Dataset section:
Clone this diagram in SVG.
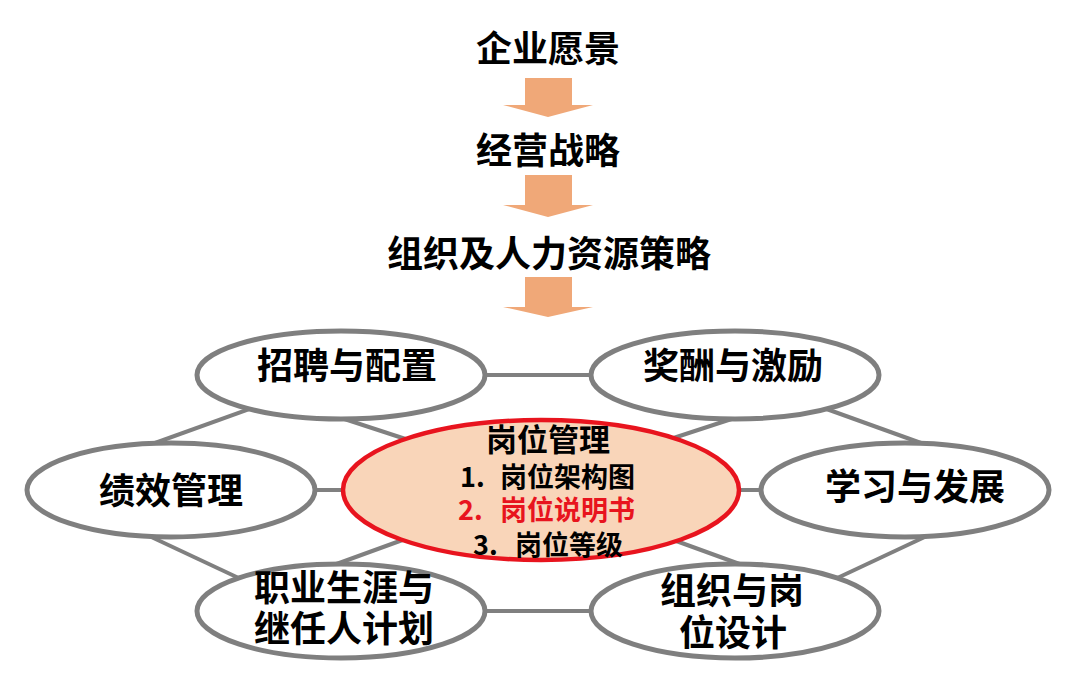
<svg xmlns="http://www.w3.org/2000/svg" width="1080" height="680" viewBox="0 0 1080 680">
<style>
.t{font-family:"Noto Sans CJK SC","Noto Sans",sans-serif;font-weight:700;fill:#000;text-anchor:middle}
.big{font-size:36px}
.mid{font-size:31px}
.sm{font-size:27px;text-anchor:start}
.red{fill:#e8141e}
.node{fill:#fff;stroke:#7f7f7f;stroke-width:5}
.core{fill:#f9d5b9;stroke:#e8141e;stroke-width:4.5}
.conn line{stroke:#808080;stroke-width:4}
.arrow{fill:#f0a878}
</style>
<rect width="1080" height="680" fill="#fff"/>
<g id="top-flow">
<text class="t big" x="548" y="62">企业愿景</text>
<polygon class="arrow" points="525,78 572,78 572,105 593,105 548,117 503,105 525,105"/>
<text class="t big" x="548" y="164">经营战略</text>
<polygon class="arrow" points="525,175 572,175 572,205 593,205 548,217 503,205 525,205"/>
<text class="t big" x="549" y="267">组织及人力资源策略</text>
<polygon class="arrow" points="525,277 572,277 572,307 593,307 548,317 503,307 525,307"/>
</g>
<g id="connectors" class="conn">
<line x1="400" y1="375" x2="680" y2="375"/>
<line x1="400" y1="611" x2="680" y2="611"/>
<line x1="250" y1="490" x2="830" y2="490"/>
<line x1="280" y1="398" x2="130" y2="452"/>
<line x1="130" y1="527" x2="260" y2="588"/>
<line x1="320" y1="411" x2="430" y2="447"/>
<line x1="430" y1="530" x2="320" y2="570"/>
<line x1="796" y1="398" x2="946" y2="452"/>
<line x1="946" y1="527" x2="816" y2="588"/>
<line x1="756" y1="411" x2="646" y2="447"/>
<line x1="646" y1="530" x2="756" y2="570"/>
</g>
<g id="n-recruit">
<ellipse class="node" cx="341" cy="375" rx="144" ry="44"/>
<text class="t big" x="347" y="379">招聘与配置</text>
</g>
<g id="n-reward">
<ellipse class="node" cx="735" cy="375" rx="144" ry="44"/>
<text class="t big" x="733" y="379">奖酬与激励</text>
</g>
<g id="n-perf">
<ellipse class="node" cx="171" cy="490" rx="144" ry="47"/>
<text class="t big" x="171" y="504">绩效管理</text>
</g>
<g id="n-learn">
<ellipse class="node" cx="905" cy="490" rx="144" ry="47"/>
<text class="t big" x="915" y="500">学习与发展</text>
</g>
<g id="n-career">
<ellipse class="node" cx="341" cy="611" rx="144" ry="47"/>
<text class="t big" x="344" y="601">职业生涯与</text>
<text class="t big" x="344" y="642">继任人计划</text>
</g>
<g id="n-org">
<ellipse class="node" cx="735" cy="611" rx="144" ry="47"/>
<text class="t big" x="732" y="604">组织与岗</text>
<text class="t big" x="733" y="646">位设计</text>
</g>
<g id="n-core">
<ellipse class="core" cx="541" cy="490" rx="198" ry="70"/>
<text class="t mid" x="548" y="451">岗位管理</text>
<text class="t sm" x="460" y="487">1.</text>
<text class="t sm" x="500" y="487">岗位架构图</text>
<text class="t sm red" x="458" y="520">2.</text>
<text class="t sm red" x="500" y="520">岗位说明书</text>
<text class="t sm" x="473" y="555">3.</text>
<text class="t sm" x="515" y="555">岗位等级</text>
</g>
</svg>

Objective:
Transcribe the listing in full and omit the pictures.

Expected answer:
Clone this diagram in SVG.
<svg xmlns="http://www.w3.org/2000/svg" width="1080" height="680" viewBox="0 0 1080 680">
<style>
.t{font-family:"Noto Sans CJK SC","Noto Sans",sans-serif;font-weight:700;fill:#000;text-anchor:middle}
.big{font-size:36px}
.mid{font-size:31px}
.sm{font-size:27px;text-anchor:start}
.red{fill:#e8141e}
.node{fill:#fff;stroke:#7f7f7f;stroke-width:5}
.core{fill:#f9d5b9;stroke:#e8141e;stroke-width:4.5}
.conn line{stroke:#808080;stroke-width:4}
.arrow{fill:#f0a878}
</style>
<rect width="1080" height="680" fill="#fff"/>
<g id="top-flow">
<text class="t big" x="548" y="62">企业愿景</text>
<polygon class="arrow" points="525,78 572,78 572,105 593,105 548,117 503,105 525,105"/>
<text class="t big" x="548" y="164">经营战略</text>
<polygon class="arrow" points="525,175 572,175 572,205 593,205 548,217 503,205 525,205"/>
<text class="t big" x="549" y="267">组织及人力资源策略</text>
<polygon class="arrow" points="525,277 572,277 572,307 593,307 548,317 503,307 525,307"/>
</g>
<g id="connectors" class="conn">
<line x1="400" y1="375" x2="680" y2="375"/>
<line x1="400" y1="611" x2="680" y2="611"/>
<line x1="250" y1="490" x2="830" y2="490"/>
<line x1="280" y1="398" x2="130" y2="452"/>
<line x1="130" y1="527" x2="260" y2="588"/>
<line x1="320" y1="411" x2="430" y2="447"/>
<line x1="430" y1="530" x2="320" y2="570"/>
<line x1="796" y1="398" x2="946" y2="452"/>
<line x1="946" y1="527" x2="816" y2="588"/>
<line x1="756" y1="411" x2="646" y2="447"/>
<line x1="646" y1="530" x2="756" y2="570"/>
</g>
<g id="n-recruit">
<ellipse class="node" cx="341" cy="375" rx="144" ry="44"/>
<text class="t big" x="347" y="379">招聘与配置</text>
</g>
<g id="n-reward">
<ellipse class="node" cx="735" cy="375" rx="144" ry="44"/>
<text class="t big" x="733" y="379">奖酬与激励</text>
</g>
<g id="n-perf">
<ellipse class="node" cx="171" cy="490" rx="144" ry="47"/>
<text class="t big" x="171" y="504">绩效管理</text>
</g>
<g id="n-learn">
<ellipse class="node" cx="905" cy="490" rx="144" ry="47"/>
<text class="t big" x="915" y="500">学习与发展</text>
</g>
<g id="n-career">
<ellipse class="node" cx="341" cy="611" rx="144" ry="47"/>
<text class="t big" x="344" y="601">职业生涯与</text>
<text class="t big" x="344" y="642">继任人计划</text>
</g>
<g id="n-org">
<ellipse class="node" cx="735" cy="611" rx="144" ry="47"/>
<text class="t big" x="732" y="604">组织与岗</text>
<text class="t big" x="733" y="646">位设计</text>
</g>
<g id="n-core">
<ellipse class="core" cx="541" cy="490" rx="198" ry="70"/>
<text class="t mid" x="548" y="451">岗位管理</text>
<text class="t sm" x="460" y="487">1.</text>
<text class="t sm" x="500" y="487">岗位架构图</text>
<text class="t sm red" x="458" y="520">2.</text>
<text class="t sm red" x="500" y="520">岗位说明书</text>
<text class="t sm" x="473" y="555">3.</text>
<text class="t sm" x="515" y="555">岗位等级</text>
</g>
</svg>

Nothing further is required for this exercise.